- EXERCISE
Copy from the first line below down to and including the line with "import plotly.graph_objects as go". Skip the pictures.

- INFORMATION SUPPLIED
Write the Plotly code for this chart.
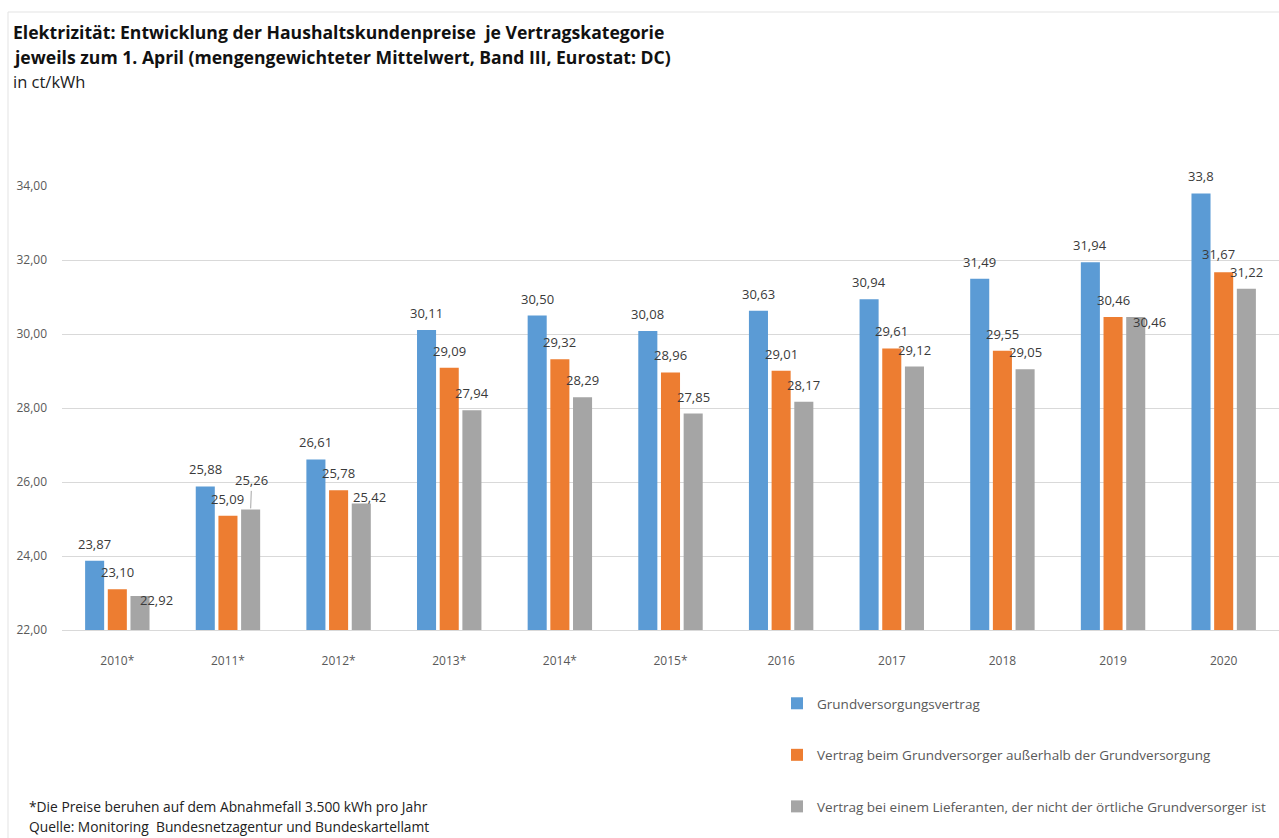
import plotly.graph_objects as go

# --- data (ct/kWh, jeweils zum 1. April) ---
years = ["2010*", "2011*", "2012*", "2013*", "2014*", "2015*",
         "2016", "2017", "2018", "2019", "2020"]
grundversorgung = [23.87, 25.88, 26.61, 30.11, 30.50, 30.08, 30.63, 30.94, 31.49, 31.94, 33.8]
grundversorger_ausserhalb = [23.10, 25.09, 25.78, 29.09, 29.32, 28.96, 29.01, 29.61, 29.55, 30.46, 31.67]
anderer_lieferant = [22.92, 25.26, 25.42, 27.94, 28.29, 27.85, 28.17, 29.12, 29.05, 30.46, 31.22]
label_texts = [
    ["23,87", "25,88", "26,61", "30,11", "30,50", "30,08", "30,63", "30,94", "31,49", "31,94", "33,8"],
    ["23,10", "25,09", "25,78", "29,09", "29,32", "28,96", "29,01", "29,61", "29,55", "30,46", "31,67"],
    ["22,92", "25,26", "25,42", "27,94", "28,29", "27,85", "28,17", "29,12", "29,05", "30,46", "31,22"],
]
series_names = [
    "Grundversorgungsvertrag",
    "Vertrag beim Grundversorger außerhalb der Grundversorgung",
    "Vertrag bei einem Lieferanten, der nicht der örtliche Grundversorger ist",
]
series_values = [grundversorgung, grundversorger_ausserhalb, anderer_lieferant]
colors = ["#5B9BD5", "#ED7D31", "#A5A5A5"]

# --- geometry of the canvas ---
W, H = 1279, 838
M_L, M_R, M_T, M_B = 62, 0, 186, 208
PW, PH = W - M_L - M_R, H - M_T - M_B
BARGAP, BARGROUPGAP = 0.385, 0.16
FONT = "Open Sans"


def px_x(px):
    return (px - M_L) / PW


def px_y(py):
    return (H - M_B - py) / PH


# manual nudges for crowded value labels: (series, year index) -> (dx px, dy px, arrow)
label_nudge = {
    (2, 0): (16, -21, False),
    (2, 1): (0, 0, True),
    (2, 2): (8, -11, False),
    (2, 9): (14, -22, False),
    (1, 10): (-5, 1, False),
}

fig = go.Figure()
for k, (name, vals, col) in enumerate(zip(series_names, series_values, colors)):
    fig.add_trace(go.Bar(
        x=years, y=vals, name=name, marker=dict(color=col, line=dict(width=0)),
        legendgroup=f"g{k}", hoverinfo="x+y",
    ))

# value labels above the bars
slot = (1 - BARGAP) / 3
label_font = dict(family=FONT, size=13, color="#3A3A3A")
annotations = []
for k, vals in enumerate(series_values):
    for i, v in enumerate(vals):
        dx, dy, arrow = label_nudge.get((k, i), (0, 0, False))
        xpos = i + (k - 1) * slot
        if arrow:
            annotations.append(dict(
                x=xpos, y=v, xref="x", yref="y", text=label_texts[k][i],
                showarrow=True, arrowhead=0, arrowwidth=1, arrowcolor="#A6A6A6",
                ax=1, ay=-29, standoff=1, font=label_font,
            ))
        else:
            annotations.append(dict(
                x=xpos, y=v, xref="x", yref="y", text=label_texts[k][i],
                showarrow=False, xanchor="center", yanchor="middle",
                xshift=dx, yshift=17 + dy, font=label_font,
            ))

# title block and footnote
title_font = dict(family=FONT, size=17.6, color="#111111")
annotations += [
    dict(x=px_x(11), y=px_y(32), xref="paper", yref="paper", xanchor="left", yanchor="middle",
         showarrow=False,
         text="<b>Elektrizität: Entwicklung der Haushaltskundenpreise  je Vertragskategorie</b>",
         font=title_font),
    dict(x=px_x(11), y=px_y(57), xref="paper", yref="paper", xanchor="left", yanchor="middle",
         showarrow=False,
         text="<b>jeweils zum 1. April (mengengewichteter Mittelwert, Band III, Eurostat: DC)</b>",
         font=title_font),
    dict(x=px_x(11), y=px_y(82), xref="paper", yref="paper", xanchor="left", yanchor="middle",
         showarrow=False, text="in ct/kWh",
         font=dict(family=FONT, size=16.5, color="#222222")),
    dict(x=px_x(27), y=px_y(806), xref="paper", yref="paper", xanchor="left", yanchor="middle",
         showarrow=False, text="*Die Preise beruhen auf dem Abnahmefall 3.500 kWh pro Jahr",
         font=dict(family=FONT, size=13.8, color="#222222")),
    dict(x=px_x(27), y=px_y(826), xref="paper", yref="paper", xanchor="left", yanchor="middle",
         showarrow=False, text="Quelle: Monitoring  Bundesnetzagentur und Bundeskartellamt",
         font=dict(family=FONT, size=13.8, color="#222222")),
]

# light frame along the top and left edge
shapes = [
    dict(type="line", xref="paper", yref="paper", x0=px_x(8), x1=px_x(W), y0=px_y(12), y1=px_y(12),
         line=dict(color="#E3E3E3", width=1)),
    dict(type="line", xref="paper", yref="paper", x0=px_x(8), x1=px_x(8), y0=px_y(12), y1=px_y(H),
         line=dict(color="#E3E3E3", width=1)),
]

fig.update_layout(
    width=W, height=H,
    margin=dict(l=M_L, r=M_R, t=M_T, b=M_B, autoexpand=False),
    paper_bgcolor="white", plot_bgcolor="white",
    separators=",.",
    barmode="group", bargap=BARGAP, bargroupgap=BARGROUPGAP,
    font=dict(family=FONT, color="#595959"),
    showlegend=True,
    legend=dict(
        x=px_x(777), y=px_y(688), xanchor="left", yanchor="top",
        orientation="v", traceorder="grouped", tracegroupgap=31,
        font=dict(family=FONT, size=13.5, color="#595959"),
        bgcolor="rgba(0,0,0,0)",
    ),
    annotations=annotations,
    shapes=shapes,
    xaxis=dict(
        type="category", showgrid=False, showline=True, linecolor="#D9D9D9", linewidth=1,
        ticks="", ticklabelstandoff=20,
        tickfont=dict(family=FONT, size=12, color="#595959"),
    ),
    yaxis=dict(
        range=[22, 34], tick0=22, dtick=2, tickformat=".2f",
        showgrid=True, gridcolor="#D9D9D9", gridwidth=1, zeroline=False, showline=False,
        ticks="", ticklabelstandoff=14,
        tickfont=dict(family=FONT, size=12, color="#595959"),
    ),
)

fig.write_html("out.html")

- ANSWER TO THE TASK
Write the Plotly code for this chart.
import plotly.graph_objects as go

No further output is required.